Frankly I like Newts article a good bit better,the Second Amendment has very little to do with "hunting" and a lot to do with protecting the other amendments in the Bill of Rights.Note no mention of "gun free zones"( a common location for every one of these tragedy's where the killers can attak unarmed people) in the Baker letter only "any reason to own a 30rd mag"(when all of these cowardly killers bring multiple weapons and mags)in Bakers just "compromise "

By: Newt Gingrich
1/30/2013 07:30 AM



Sen. Dianne Feinstein (D-Calif.) produced an impressive display of rifles in her Capitol Hill office last week.

They looked quite menacing despite exhibiting virtually no functional differences when compared with dozens of other popular rifles.

The weapons Sen. Feinstein discussed are already banned in Washington, where she staged her event, as well as in many other cities such as Chicago.

And yet these laws have done little to stop violent crime in these places, because the overwhelming majority of gun murders are committed with standard handguns.

The FBI does not keep statistics on homicides involving what the left calls “assault weapons,” a term invented to convince the public that the guns referred to are machine guns. The Bureau does, however, report that rifles were used in just 3.7 percent of gun homicides in 2011. (“Assault weapons” are typically rifles.)

But more than 70 percent of gun homicides involve handguns.

So when banning a fraction of rifles, which are used in a small fraction of murders, fails to stop the violence, the left will predictably rediscover that it is necessary to put more restrictions on handguns — which several cities attempted to ban outright, with no positive results, before the Supreme Court ruled it unconstitutional.

CNN’s Piers Morgan more or less conceded this desire when I was on his show last week when he was unable to draw a distinction between his rationale for banning “assault weapons” and the left’s historically documented urge to ban handguns.

We are correct to fear incrementalism when the burden of proof in the debate shifts from legislators convincing the people that a law can accomplish its proper aim, to the people having to persuade legislators that they should be permitted to keep certain weapons.

The left has grown fond of asking why Americans need more than 10 bullets in a magazine, or why we need the particular guns they call “assault weapons.”

But they don’t ask themselves the inverse of that question: Do mass shooters “need” high capacity magazines, or rifles with certain cosmetic styling, in order to commit their crimes?

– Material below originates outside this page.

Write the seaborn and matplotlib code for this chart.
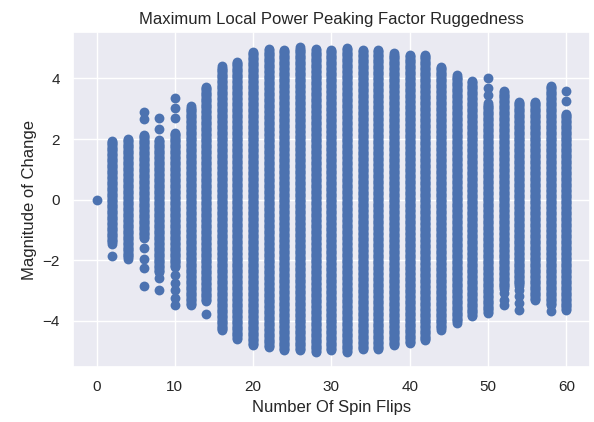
import numpy as np
import pandas as pd
import seaborn as sns
import matplotlib.pyplot as plt

# --- Data ---
# number of spin flips (even values 0..60)
spin_flips = [0, 2, 4, 6, 8, 10, 12, 14, 16, 18, 20, 22, 24, 26, 28, 30,
              32, 34, 36, 38, 40, 42, 44, 46, 48, 50, 52, 54, 56, 58, 60]

# dense runs of magnitude-of-change values per column: (low, high)
dense_low = [0.0, -1.45, -1.95, -1.26, -2.39, -2.23, -3.48, -3.35, -4.32, -4.60,
             -4.80, -4.87, -4.97, -4.97, -5.03, -4.97, -5.03, -4.94, -4.94, -4.81,
             -4.74, -4.65, -4.29, -4.06, -3.84, -3.74, -2.94, -2.84, -3.32, -3.48, -3.64]
dense_high = [0.0, 1.97, 2.03, 2.16, 1.97, 2.23, 3.10, 3.74, 4.42, 4.58,
              4.90, 4.97, 4.97, 5.06, 4.97, 4.97, 5.03, 4.97, 4.97, 4.84,
              4.81, 4.80, 4.42, 4.13, 3.94, 3.19, 3.60, 3.26, 3.26, 3.77, 2.87]

# isolated values sitting outside the dense runs
isolated = {
    2: [-1.87],
    6: [2.90, 2.65, -1.60, -1.97, -2.26, -2.84],
    8: [2.71, 2.33, -2.60, -3.00],
    10: [3.35, 3.03, 2.71, -2.50, -2.75, -3.00, -3.25, -3.48],
    14: [-3.77],
    50: [4.00, 3.68, 3.45],
    52: [-3.10, -3.30, -3.48],
    54: [-3.00, -3.20, -3.40, -3.64],
    58: [-3.68],
    60: [3.60, 3.26],
}

# --- Build long table ---
rows = []
for x, lo, hi in zip(spin_flips, dense_low, dense_high):
    vals = list(np.arange(lo, hi + 1e-9, 0.04)) if hi > lo else [lo]
    vals += isolated.get(x, [])
    rows += [(x, v) for v in vals]
df = pd.DataFrame(rows, columns=["flips", "change"])

# --- Plot ---
sns.set_theme(style="darkgrid", context="notebook")
plt.rcParams['font.family'] = ['Liberation Sans', 'DejaVu Sans']

fig, ax = plt.subplots(figsize=(5.94, 4.22), dpi=100)
sns.scatterplot(data=df, x="flips", y="change", ax=ax, s=50,
                color="#4C72B0", edgecolor="#4C72B0", linewidth=0)
ax.set_title("Maximum Local Power Peaking Factor Ruggedness", fontsize=12)
ax.set_xlabel("Number Of Spin Flips", fontsize=12)
ax.set_ylabel("Magnitude of Change", fontsize=12)
ax.set_xticks([0, 10, 20, 30, 40, 50, 60])
ax.set_yticks([-4, -2, 0, 2, 4])
ax.tick_params(labelsize=11)
fig.subplots_adjust(left=0.123, right=0.993, top=0.924, bottom=0.130)
fig.savefig("out.png", dpi=100)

Of course not. The deadliest mass shooter in U.S. history, who killed 32 people at Virginia Tech in 2007, used two handguns and a backpack full of 10 round magazines.

One of the Columbine shooters carried 13 10 round magazines with him.

There is no evidence that reloading frequency makes a significant difference in mass shootings as long as those you’re attacking are unarmed.

Appearing on a Sunday show last weekend, we were asked what if, hypothetically, the Connecticut shooter had walked into the school “with a baseball bat”?

Notice that we were not asked, “What if a school security guard had only had a gun?” (Incidentally, according to the FBI, blunt objects like baseball bats killed 50 percent more people in 2011 than did rifles.)

Feeling the need to “do something” after a tragedy like the one that occurred at Sandy Hook is certainly understandable. But we shouldn’t pass laws that punish law-abiding citizens, fail to deter or prevent crime, and do nothing to make us safer.

If we can win this debate, maybe the left will get around to asking why so many people are shooting each other in Chicago and Los Angeles, rather than obsessing over which particular guns they’re using to do it.